You're welcome, Dot.. Not always in such dry places, usually rocks along streams, if I'm not mistaken. But in cultivation, they grow the best roots when given very rapid drying cycles, very different culture from phalaenopsis. They tend to be unhappy in continually moist media and grow slowly.
 
I went down to the Atlanta center with a couple of plants and got an award on this Doritus pulcherima. 86pt AM and named it "fuchsia fantasy"

Wait to get an FCC on that one next time, it is really an excellent one, shape, color, flower display... Most likely a tetraploid but for sure a buyssoniana type. Buyssoniana is always described as having fuller bigger flowers, that are 'pale', whilst the former two traits are correct, I have seen wild plants with dark flowers several times. The plant would match buyssoniana as well.

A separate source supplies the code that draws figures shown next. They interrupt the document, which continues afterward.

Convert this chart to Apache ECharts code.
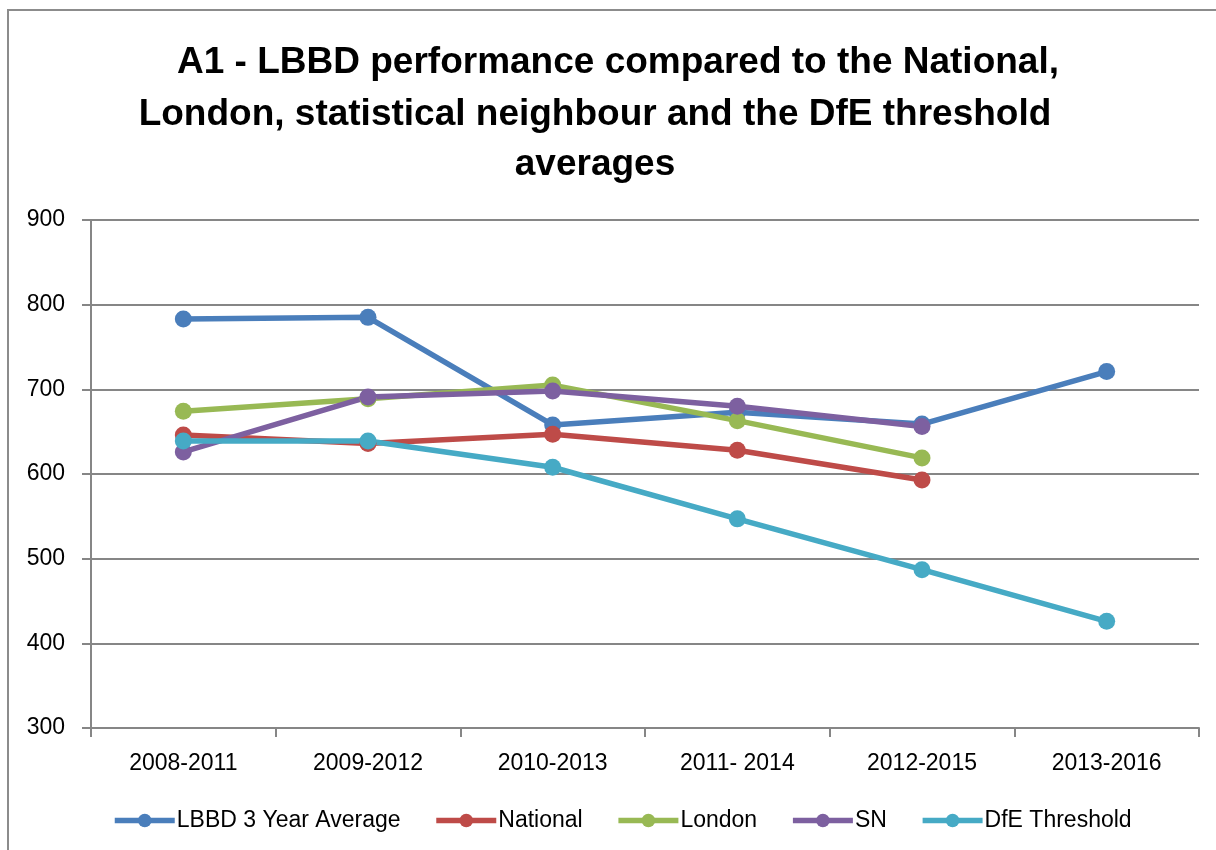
<!DOCTYPE html>
<html>
<head>
<meta charset="utf-8">
<script src="https://cdn.jsdelivr.net/npm/echarts@6/dist/echarts.min.js"></script>
<style>
  html, body { margin: 0; padding: 0; background: #fff; }
  #chart { width: 1216px; height: 850px; }
</style>
</head>
<body>
<div id="chart"></div>
<script>
// categories and series values
const periods = ['2008-2011', '2009-2012', '2010-2013', '2011- 2014', '2012-2015', '2013-2016'];
const lbbd = [783, 785, 658, 673, 659, 721];
const national = [646, 636, 647, 628, 593, null];
const london = [674, 689, 705, 663, 619, null];
const sn = [626, 691, 698, 680, 656, null];
const dfe = [639, 639, 608, 547, 487, 426];
const yTicks = { min: 300, max: 900, step: 100 };

const titleLines = [
  'A1 - LBBD performance compared to the National,',
  'London, statistical neighbour and the DfE threshold',
  'averages',
];

const font = '"Liberation Sans", Arial, sans-serif';

// one line series
const makeLine = (name, data, color) => ({
  name,
  type: 'line',
  data,
  symbol: 'circle',
  symbolSize: 17,
  lineStyle: { width: 5.5, color },
  itemStyle: { color },
  connectNulls: false,
  animation: false,
});

const chart = echarts.init(document.getElementById('chart'));

chart.setOption({
  backgroundColor: '#fff',
  animation: false,
  graphic: [
    {
      type: 'rect',
      shape: { x: 8, y: 10, width: 1230, height: 880 },
      style: { fill: 'none', stroke: '#8c8c8c', lineWidth: 2 },
      silent: true,
    },
  ],
  title: [
    { left: 618, top: 38, line: 0 },
    { left: 595, top: 90, line: 1 },
    { left: 595, top: 140, line: 2 },
  ].map((t) => ({
    text: titleLines[t.line],
    left: t.left,
    top: t.top,
    textAlign: 'center',
    padding: 0,
    textStyle: {
      fontFamily: font,
      fontWeight: 'bold',
      fontSize: 37,
      color: '#000',
      lineHeight: 50,
    },
  })),
  grid: {
    left: 91,
    right: 17,
    top: 220,
    bottom: 122,
    containLabel: false,
  },
  legend: {
    bottom: 18,
    left: 112,
    padding: 0,
    itemWidth: 60,
    itemHeight: 17,
    itemGap: 33,
    lineStyle: { width: 5.5 },
    textStyle: { fontFamily: font, fontSize: 23, color: '#000', padding: [0, 0, 0, -3] },
    data: ['LBBD 3 Year Average', 'National', 'London', 'SN', 'DfE Threshold'],
  },
  xAxis: {
    type: 'category',
    data: periods,
    boundaryGap: true,
    axisLine: { lineStyle: { color: '#868686', width: 2 } },
    axisTick: { show: true, length: 9, lineStyle: { color: '#868686', width: 2 } },
    axisLabel: {
      fontFamily: font,
      fontSize: 23,
      color: '#000',
      margin: 24,
      interval: 0,
    },
  },
  yAxis: {
    type: 'value',
    min: yTicks.min,
    max: yTicks.max,
    interval: yTicks.step,
    axisLine: { show: true, lineStyle: { color: '#868686', width: 2 } },
    axisTick: { show: true, length: 9, lineStyle: { color: '#868686', width: 2 } },
    splitLine: { lineStyle: { color: '#868686', width: 2 } },
    axisLabel: {
      fontFamily: font,
      fontSize: 23,
      color: '#000',
      margin: 26,
    },
  },
  series: [
    makeLine('LBBD 3 Year Average', lbbd, '#4a7ebb'),
    makeLine('National', national, '#be4b48'),
    makeLine('London', london, '#98b954'),
    makeLine('SN', sn, '#7d60a0'),
    makeLine('DfE Threshold', dfe, '#46aac5'),
  ],
});
</script>
</body>
</html>
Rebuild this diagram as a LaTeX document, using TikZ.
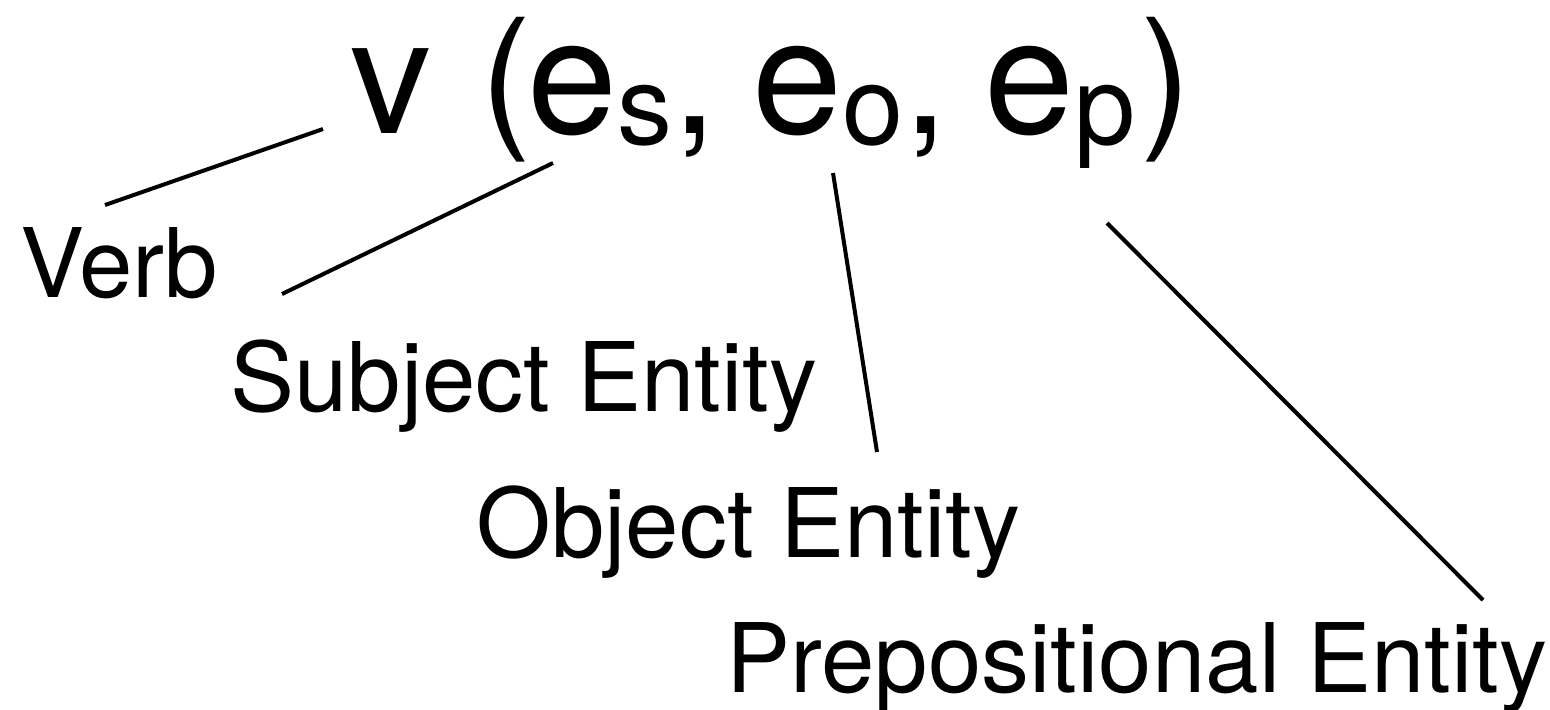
\documentclass[tikz,border=0pt]{standalone}
\usepackage{fontspec}
\setmainfont{TeX Gyre Heros}
\usepackage{tikz}
\usetikzlibrary{positioning}
\newcommand{\argsub}[1]{\raisebox{-5.5pt}{\fontsize{55}{55}\selectfont #1}}

\begin{document}
\begin{tikzpicture}[x=0.5pt, y=-0.5pt]
% Styles:
\tikzset{formula/.style={anchor=base west, inner sep=0pt, font=\fontsize{81}{81}\selectfont}}
\tikzset{paren/.style={anchor=base west, inner sep=0pt, font=\fontsize{77}{77}\selectfont}}
\tikzset{role/.style={anchor=base west, inner sep=0pt, font=\fontsize{48}{48}\selectfont}}
\tikzset{link/.style={line width=2pt}}

\useasboundingbox (0,0) rectangle (1550,709);

% Predicate:
\node[formula] (verbsym) at (350,133) {v};
\node[paren]   (lpar)    at (480,129) {(};
\node[formula] (subj)    at (527,133) {e\argsub{s},};
\node[formula] (obj)     at (752,133) {e\argsub{o},};
\node[formula] (prep)    at (984,133) {e\argsub{p}};
\node[paren]   (rpar)    at (1140,129) {)};

% Roles:
\node[role] (verb)     at (20,297)  {Verb};
\node[role] (subjrole) at (230,411) {Subject Entity};
\node[role] (objrole)  at (476,557) {Object Entity};
\node[role] (preprole) at (726,692) {Prepositional Entity};

% Line ends:
\coordinate (verb-a) at (105,205);
\coordinate (verb-b) at (323,129);
\coordinate (subj-a) at (282,294);
\coordinate (subj-b) at (553,163);
\coordinate (obj-a)  at (877,452);
\coordinate (obj-b)  at (833,173);
\coordinate (prep-a) at (1483,600);
\coordinate (prep-b) at (1107,223);

% Links:
\draw[link] (verb-a) -- (verb-b);
\draw[link] (subj-a) -- (subj-b);
\draw[link] (obj-a)  -- (obj-b);
\draw[link] (prep-a) -- (prep-b);
\end{tikzpicture}
\end{document}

You're welcome, Dot.. Not always in such dry places, usually rocks along streams, if I'm not mistaken. But in cultivation, they grow the best roots when given very rapid drying cycles, very different culture from phalaenopsis. They tend to be unhappy in continually moist media and grow slowly.

Doritis pulcherrima grows in many places, under many different environments. You can see it in Cat Ba Islands, growing on the beach, in pure sand. In Laos, I have seen them like the photos you posted, dry and rocks. In Dien Bien, there is a form with heavily mottled leaves ( now extinct in the wild) that grows with paph villosum in humus in deep shade, and cannot stand of strong light.

Again in fern roots in Laos you have miniature doritis, with 5cm leaves, soft and round tip, and 4-6 flowers per spike. I grow some of those, and they never change to another type under artificial conditions. In Sabah there used to be some as well, I was too young to pay attention, and never saw those again, just remember the flowers on the way to Sandakan.

But Rick plant is really well grown, beautiful. I think he can expect an FCC if he grows it a couple years more.
 
Most likely a tetraploid but for sure a buyssoniana type. Buyssoniana is always described as having fuller bigger flowers, that are 'pale', whilst the former two traits are correct, I have seen wild plants with dark flowers several times. The plant would match buyssoniana as well.

One of the parents came from OZ So I could see either of the above 2 scenarios plausible in this plant.
 
BTW, it is normal for doritis to turn reddish purple when exposed to bright light. I personally think it is one of the toughest orchids in existence, growing naturally as a lithophyte in direct sun, as can be seen here:

http://carnivorousockhom.blogspot.com/search?q=doritis

Yes I knew this when it turned red the first time for me, except it wasn't in bright light when it did this in my GH, and it refused any blooming for probably about 4 or 5 years. It's getting about the same amount of light as when I got it in the early years, but the leaf color change after the first couple shots of MagSO4 was dramatic.